Les chiffres les plus récents fournis par la Croix-Rouge du Kenya indiquent que près 300 000 personnes vivent actuellement dans des camps dans la vallée du Rift, dans la Province occidentale, à Nyanza, dans la Province centrale et dans la région de Nairobi. Toutefois, la situation est très changeante : des nouveaux actes de violence provoquent d’autres déplacements, tandis que les périodes d’accalmie incitent les personnes déplacées à se rendre dans des régions plus sûres, dans des camps plus grands ou hors des régions touchées. 

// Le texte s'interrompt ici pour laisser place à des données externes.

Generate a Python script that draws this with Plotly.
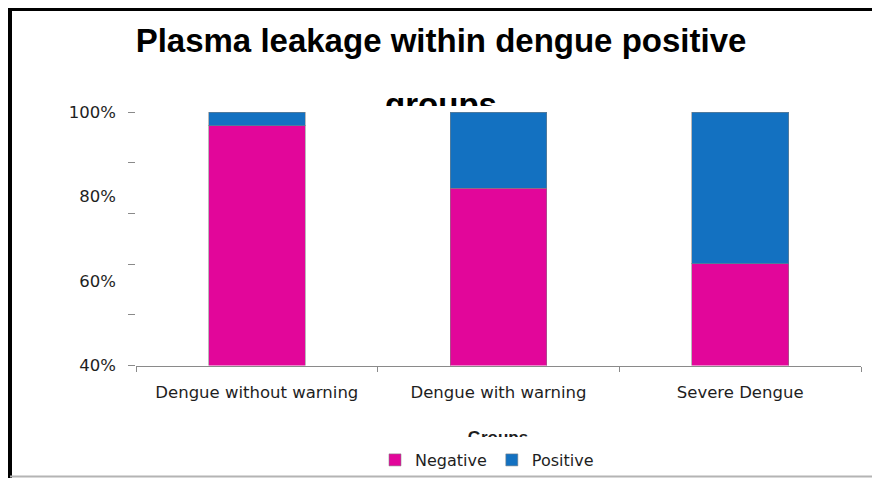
import plotly.graph_objects as go

# Share of cases (%) with/without plasma leakage in each dengue group
categories = ["Dengue without warning", "Dengue with warning", "Severe Dengue"]
negative = [96.7, 82.0, 64.1]
positive = [3.3, 18.0, 35.9]

y_tick_values = [40, 60, 80, 100]
y_tick_labels = ["40%", "60%", "80%", "100%"]
y_minor_ticks = [40, 52, 64, 76, 88, 100]

title_lines = ["Plasma leakage within dengue positive", "groups"]
x_title = "Groups"

W, H = 872, 478
NEG_COLOR = "#E2069A"
POS_COLOR = "#1371C1"
AXIS_GRAY = "#8a8a8a"
TICK_FONT = dict(family="DejaVu Sans", size=16.5, color="#1e1e1e")

fig = go.Figure()

fig.add_trace(go.Bar(
    x=categories, y=negative, name="Negative", width=0.4,
    marker=dict(color=NEG_COLOR, line=dict(color="rgba(130,130,130,0.55)", width=1)),
))
fig.add_trace(go.Bar(
    x=categories, y=positive, name="Positive", width=0.4,
    marker=dict(color=POS_COLOR, line=dict(color="rgba(130,130,130,0.55)", width=1)),
))

# Title text, clipped at the top of the plotting area like the source chart
fig.add_trace(go.Scatter(
    x=[441, 441], y=[44, 108],
    text=[f"<b>{t}</b>" for t in title_lines],
    mode="text", textposition="middle center",
    textfont=dict(family="Liberation Sans", size=33, color="#000000"),
    cliponaxis=True, showlegend=False, hoverinfo="skip",
    xaxis="x2", yaxis="y2",
))

# Category axis title, clipped just below its cap line
fig.add_trace(go.Scatter(
    x=[498], y=[438.5],
    text=[f"<b>{x_title}</b>"],
    mode="text", textposition="middle center",
    textfont=dict(family="Liberation Sans", size=17, color="#1e1e1e"),
    cliponaxis=True, showlegend=False, hoverinfo="skip",
    xaxis="x2", yaxis="y3",
))

fig.update_layout(
    width=W, height=H,
    margin=dict(l=0, r=0, t=0, b=0, autoexpand=False),
    paper_bgcolor="white", plot_bgcolor="white",
    barmode="stack",
    showlegend=True,
    legend=dict(
        orientation="h", x=487 / W, xanchor="center",
        y=1 - 460 / H, yanchor="middle",
        font=dict(family="DejaVu Sans", size=16, color="#1e1e1e"),
        itemwidth=30, traceorder="normal",
        bgcolor="rgba(0,0,0,0)",
    ),
    xaxis=dict(
        domain=[136 / W, 861 / W],
        showline=True, linecolor=AXIS_GRAY, linewidth=1,
        ticks="outside", tickson="boundaries", ticklen=5, tickcolor=AXIS_GRAY,
        tickfont=TICK_FONT, ticklabelstandoff=12,
        showgrid=False, zeroline=False, fixedrange=True,
    ),
    yaxis=dict(
        domain=[1 - 365.5 / H, 1 - 112 / H],
        range=[40, 100],
        tickvals=y_tick_values, ticktext=y_tick_labels,
        ticks="", tickfont=TICK_FONT, ticklabelstandoff=19,
        minor=dict(tickvals=y_minor_ticks, ticks="outside", ticklen=7,
                   tickcolor=AXIS_GRAY, showgrid=False),
        showline=False, showgrid=False, zeroline=False, fixedrange=True,
    ),
    xaxis2=dict(domain=[0, 1], range=[0, W], visible=False, fixedrange=True),
    yaxis2=dict(domain=[1 - 106 / H, 1], range=[106, 0], visible=False,
                fixedrange=True),
    yaxis3=dict(domain=[1 - 437 / H, 1 - 415 / H], range=[437, 415],
                visible=False, fixedrange=True),
    shapes=[
        dict(type="line", xref="paper", yref="paper",
             x0=8 / W, x1=1, y0=1 - 9.5 / H, y1=1 - 9.5 / H,
             line=dict(color="black", width=3)),
        dict(type="line", xref="paper", yref="paper",
             x0=10 / W, x1=10 / W, y0=0, y1=1 - 8 / H,
             line=dict(color="black", width=4)),
        dict(type="line", xref="paper", yref="paper",
             x0=10 / W, x1=1, y0=1.5 / H, y1=1.5 / H,
             line=dict(color="#b4b4b4", width=2)),
    ],
)

fig.write_html("out.html")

  Les personnes déplacées bénéficient-elles d’une aide appropriée ?  

     

À la mi-janvier, les distributions initiales de vivres et d’articles ménagers de première nécessité à tous les principaux groupements de personnes déplacées étaient terminées. L’escalade de la violence a alors provoqué une nouvelle vague de déplacements, impliquant bien souvent l'établissement de nouveaux camps dans différentes régions. Les distributions se poursuivent, tout comme les efforts déployés pour garantir des systèmes appropriés d’approvisionnement en eau et d’assainissement dans ces camps. 

  La Croix-Rouge a-t-elle pu se déplacer librement dans les régions touchées ? Avez-vous accès aux personnes ayant besoin d’assistance ?  

     

Du fait de l’action menée de longue date par la Croix-Rouge du Kenya, l’emblème de la Croix-Rouge est bien connu et respecté dans l’ensemble du pays. Hormis quelques situations tendues, il a été possible de déplacer le personnel et les secours de la Croix-Rouge depuis le début des violences et d’atteindre les personnes ayant besoin de notre aide.

  Quels sont les principaux problèmes que vous rencontrez ?  

     

La situation demeure très fluide : des nouveaux incidents sont survenus dans différentes zones de la vallée du Rift, de la Province occidentale et de la région de Nyanza et l'on peut craindre une escalade de la violence à une plus grande échelle. Il est possible que d’autres groupes se déplacent et que les mouvements des populations déplacées se poursuivent.

Par conséquent, nous devons constamment faire preuve de flexibilité. Il est difficile de planifier l’aide lorsqu'on ne sait pas combien de temps les personnes déplacées resteront dans un lieu donné.

  Fin janvier, le CICR a déclaré que la violence interethnique risquait d’échapper à tout contrôle – qu’est-ce qui vous a incités à le faire ?  

     

Le CICR a décidé d’exprimer publiquement sa profonde préoccupation face à la situation, à la suite d’une série d’attaques, de représailles et de contre-représailles qui ont commencé à la mi-janvier. Il était et reste préoccupé à l'idée que ces attaques interethniques ne provoquent davantage de violences, suscitant d'autres représailles et attisant la haine parmi les communautés.

De plus, ces incidents se sont avérés particulièrement sinistres et semblaient s’étendre géographiquement. C’est la raison pour laquelle le CICR a jugé nécessaire d’appeler publiquement tous les dirigeants, aux niveaux national et local, à mettre tout en œuvre pour garantir le respect de la vie et de la dignité humaines.